● **What the exercise asks**: Repeat what the lines below say, word for word, and skip every image.

● **Dataset excerpt**:
= = =
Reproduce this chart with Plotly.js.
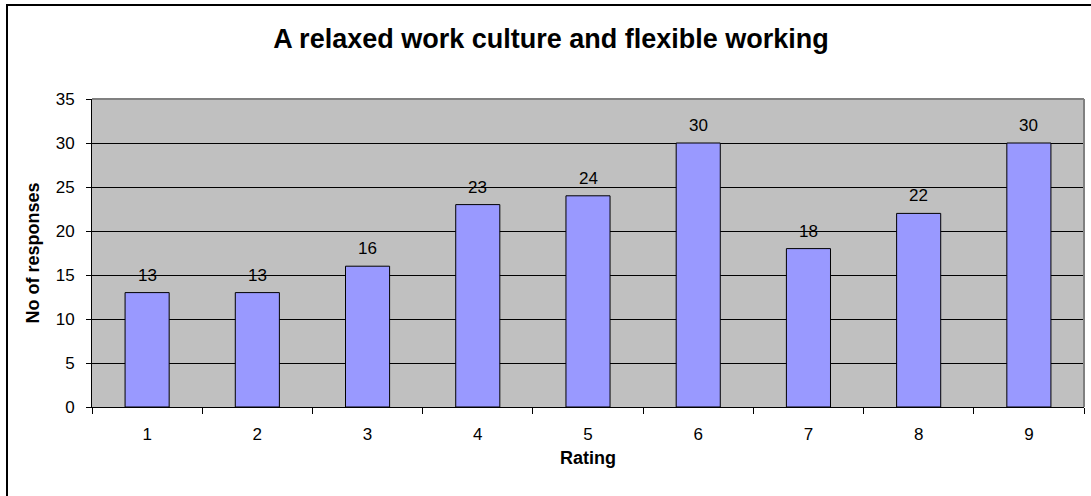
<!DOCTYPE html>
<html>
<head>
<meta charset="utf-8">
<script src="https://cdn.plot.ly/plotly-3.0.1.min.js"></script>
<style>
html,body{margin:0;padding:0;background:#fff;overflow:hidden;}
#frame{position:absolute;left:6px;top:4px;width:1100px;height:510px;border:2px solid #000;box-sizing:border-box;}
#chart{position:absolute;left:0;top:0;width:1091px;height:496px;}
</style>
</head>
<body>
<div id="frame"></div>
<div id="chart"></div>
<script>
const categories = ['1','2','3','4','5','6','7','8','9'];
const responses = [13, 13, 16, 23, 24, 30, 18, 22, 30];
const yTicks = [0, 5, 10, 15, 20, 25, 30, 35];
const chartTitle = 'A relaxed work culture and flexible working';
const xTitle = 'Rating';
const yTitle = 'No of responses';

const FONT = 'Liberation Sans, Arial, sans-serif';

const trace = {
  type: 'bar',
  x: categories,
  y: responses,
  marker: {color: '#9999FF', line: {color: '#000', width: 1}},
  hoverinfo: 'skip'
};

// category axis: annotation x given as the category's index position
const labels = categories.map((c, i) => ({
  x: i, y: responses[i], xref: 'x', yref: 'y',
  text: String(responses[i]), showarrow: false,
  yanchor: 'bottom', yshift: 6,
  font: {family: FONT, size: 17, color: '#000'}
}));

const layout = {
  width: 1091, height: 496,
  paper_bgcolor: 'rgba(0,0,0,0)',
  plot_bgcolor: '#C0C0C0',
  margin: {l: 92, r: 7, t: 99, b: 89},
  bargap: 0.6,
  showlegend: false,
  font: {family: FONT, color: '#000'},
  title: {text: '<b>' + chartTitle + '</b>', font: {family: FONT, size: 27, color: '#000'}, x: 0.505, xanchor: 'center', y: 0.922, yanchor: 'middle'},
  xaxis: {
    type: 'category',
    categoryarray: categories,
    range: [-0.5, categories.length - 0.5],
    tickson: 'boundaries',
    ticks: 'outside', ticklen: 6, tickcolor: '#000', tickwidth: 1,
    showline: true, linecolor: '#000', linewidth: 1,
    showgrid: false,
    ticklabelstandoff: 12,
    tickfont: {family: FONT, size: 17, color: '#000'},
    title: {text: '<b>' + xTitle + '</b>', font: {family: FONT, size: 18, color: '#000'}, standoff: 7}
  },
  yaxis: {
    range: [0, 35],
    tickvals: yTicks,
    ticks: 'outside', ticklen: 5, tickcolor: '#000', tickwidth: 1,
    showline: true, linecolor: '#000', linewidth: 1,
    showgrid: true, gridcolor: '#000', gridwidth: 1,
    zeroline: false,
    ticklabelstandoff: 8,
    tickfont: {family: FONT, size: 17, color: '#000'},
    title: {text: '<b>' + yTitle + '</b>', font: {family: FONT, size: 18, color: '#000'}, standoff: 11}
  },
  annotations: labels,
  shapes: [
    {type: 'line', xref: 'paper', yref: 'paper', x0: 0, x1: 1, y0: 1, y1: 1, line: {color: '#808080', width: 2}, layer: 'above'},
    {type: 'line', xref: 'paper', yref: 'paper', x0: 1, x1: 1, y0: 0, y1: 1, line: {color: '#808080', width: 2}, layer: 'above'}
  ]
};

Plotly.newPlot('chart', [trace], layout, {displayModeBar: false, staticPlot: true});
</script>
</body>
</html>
= = =
● **The solution**:
Reproduce this chart with Plotly.js.
<!DOCTYPE html>
<html>
<head>
<meta charset="utf-8">
<script src="https://cdn.plot.ly/plotly-3.0.1.min.js"></script>
<style>
html,body{margin:0;padding:0;background:#fff;overflow:hidden;}
#frame{position:absolute;left:6px;top:4px;width:1100px;height:510px;border:2px solid #000;box-sizing:border-box;}
#chart{position:absolute;left:0;top:0;width:1091px;height:496px;}
</style>
</head>
<body>
<div id="frame"></div>
<div id="chart"></div>
<script>
const categories = ['1','2','3','4','5','6','7','8','9'];
const responses = [13, 13, 16, 23, 24, 30, 18, 22, 30];
const yTicks = [0, 5, 10, 15, 20, 25, 30, 35];
const chartTitle = 'A relaxed work culture and flexible working';
const xTitle = 'Rating';
const yTitle = 'No of responses';

const FONT = 'Liberation Sans, Arial, sans-serif';

const trace = {
  type: 'bar',
  x: categories,
  y: responses,
  marker: {color: '#9999FF', line: {color: '#000', width: 1}},
  hoverinfo: 'skip'
};

// category axis: annotation x given as the category's index position
const labels = categories.map((c, i) => ({
  x: i, y: responses[i], xref: 'x', yref: 'y',
  text: String(responses[i]), showarrow: false,
  yanchor: 'bottom', yshift: 6,
  font: {family: FONT, size: 17, color: '#000'}
}));

const layout = {
  width: 1091, height: 496,
  paper_bgcolor: 'rgba(0,0,0,0)',
  plot_bgcolor: '#C0C0C0',
  margin: {l: 92, r: 7, t: 99, b: 89},
  bargap: 0.6,
  showlegend: false,
  font: {family: FONT, color: '#000'},
  title: {text: '<b>' + chartTitle + '</b>', font: {family: FONT, size: 27, color: '#000'}, x: 0.505, xanchor: 'center', y: 0.922, yanchor: 'middle'},
  xaxis: {
    type: 'category',
    categoryarray: categories,
    range: [-0.5, categories.length - 0.5],
    tickson: 'boundaries',
    ticks: 'outside', ticklen: 6, tickcolor: '#000', tickwidth: 1,
    showline: true, linecolor: '#000', linewidth: 1,
    showgrid: false,
    ticklabelstandoff: 12,
    tickfont: {family: FONT, size: 17, color: '#000'},
    title: {text: '<b>' + xTitle + '</b>', font: {family: FONT, size: 18, color: '#000'}, standoff: 7}
  },
  yaxis: {
    range: [0, 35],
    tickvals: yTicks,
    ticks: 'outside', ticklen: 5, tickcolor: '#000', tickwidth: 1,
    showline: true, linecolor: '#000', linewidth: 1,
    showgrid: true, gridcolor: '#000', gridwidth: 1,
    zeroline: false,
    ticklabelstandoff: 8,
    tickfont: {family: FONT, size: 17, color: '#000'},
    title: {text: '<b>' + yTitle + '</b>', font: {family: FONT, size: 18, color: '#000'}, standoff: 11}
  },
  annotations: labels,
  shapes: [
    {type: 'line', xref: 'paper', yref: 'paper', x0: 0, x1: 1, y0: 1, y1: 1, line: {color: '#808080', width: 2}, layer: 'above'},
    {type: 'line', xref: 'paper', yref: 'paper', x0: 1, x1: 1, y0: 0, y1: 1, line: {color: '#808080', width: 2}, layer: 'above'}
  ]
};

Plotly.newPlot('chart', [trace], layout, {displayModeBar: false, staticPlot: true});
</script>
</body>
</html>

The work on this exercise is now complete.